Philbin's evaluation of the 2013 season and his evaluation of the team are underway but his message on each seemed unpolished. The coach, you see, believes the season was nothing grand ...
"It was average. We were 8-8. It was an average season," he said. "There's areas we need to improve starting with me. 8-8 is not where this franchise wants to be, needs to be or should be.
"We need to make changes, adjustments, tweaks, additions, deletions."
And yet, in the next breath, Philbin said the Dolphins are close to reaching their goals of winning a championship.
"We're not that far away," he said. "We're close."
Philbin's logic is that the team was 8-6 and a victory away from the postseason tournament. No, they didn't win either game at season's end, but he still believes that constitutes being close to some degree.
Look, the Dolphins are not close. They have the potential to be a good team but it is clear this coaching staff could not get the players to perform up to that potential. That's a problem.
And I don't see how a team that needs a virtually complete offensive line rebuild (outside of Mike Pouncey), a running back, and addressing of linebacker problems, can be considered close. I don't see how a team whose offensive coordinator failed to significantly improve his unit and whose offensive line coach failed to keep his unit from being a disaster can be close.
As far as Philbin is concerned, however, he seems to think his staff is strong.
"I have a lot of faith and confidence in myself and the staff and our players that we can make the corrections necessary to lead this team to play up to its potential and lead this team to a championship," Philbin said. "That's what I said the day I got here. I stand by what I said the day I got here and I'm confident I can do that."
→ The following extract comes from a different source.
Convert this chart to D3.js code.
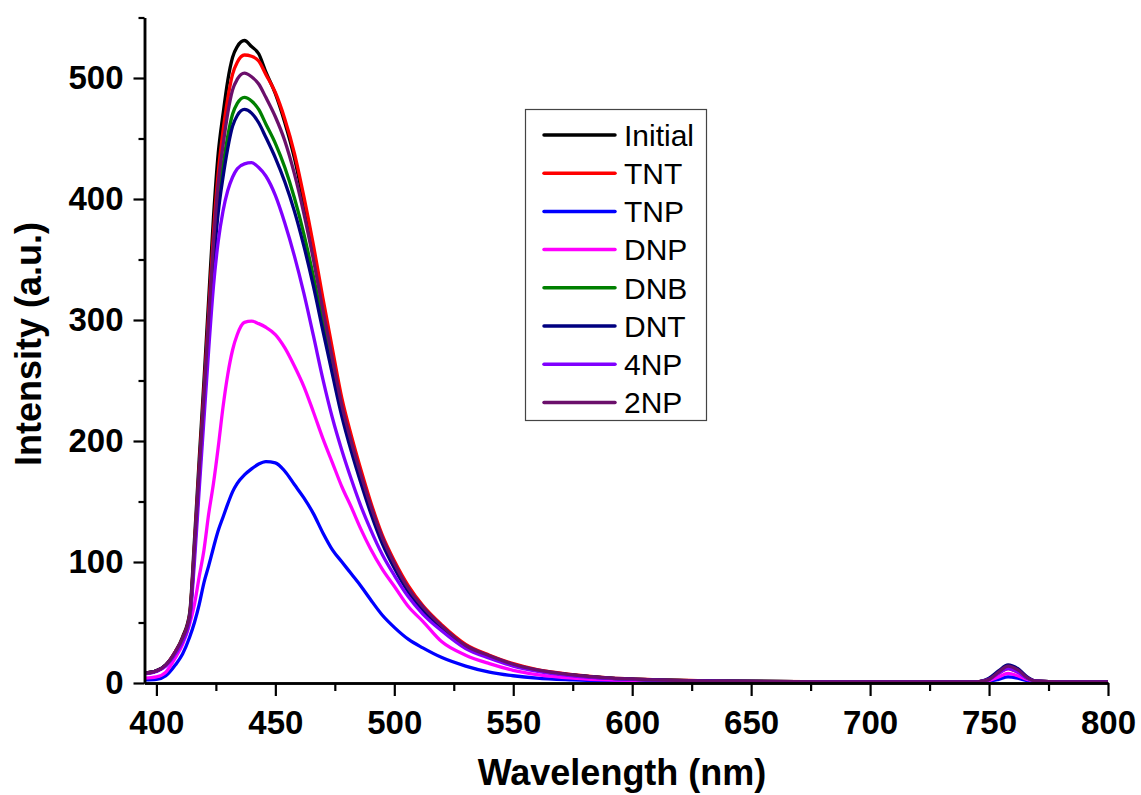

Philbin knows he has to make a decision on Mike Sherman and Jim Turner. If he doesn't know, he's ignorant to the facts of 2013. But he refused to give an inch on the idea any of his coaches might have to go.
"I'm going to talk to every single player and every single coach and we'll decide and determine 2014 at a later point in time," he said. "I have a lot of confidence in our staff, our offensive staff, Mike Sherman. He's an excellent football coach. That's what I think."
I asked Philbin if, given his close relationship with Sherman, he is capable of either firing Sherman or convincing him to fade away via resignation.
"I'm beginning the evaluation of the 2013 season and we haven't made any decisions on who's coming back and who isn't," Philbin said, dodging the question. "We'll have all those discussions at the appropriate time."
No, I said. The question is whether you are capable of firing Sherman if it comes to that?
"That's my answer," Philbin said.
Philbin and owner Stephen Ross talk every week. They visited for nearly 30 minutes after Sunday's 20-7 loss to the New York Jets. At no time during those conversations has he been given assurances he'll be back in 2014. The subject hasn't even come up because both he and Ross seemed to assume the coach would be back.
"We haven't even talked about any of that stuff," Philbin said.
Ross, I'm told, likes Philbin. He doesn't want to fire Philbin.
But the collapse of 2013 in which the Dolphins didn't put up any fight in the two most important games of the season could be a game-changer.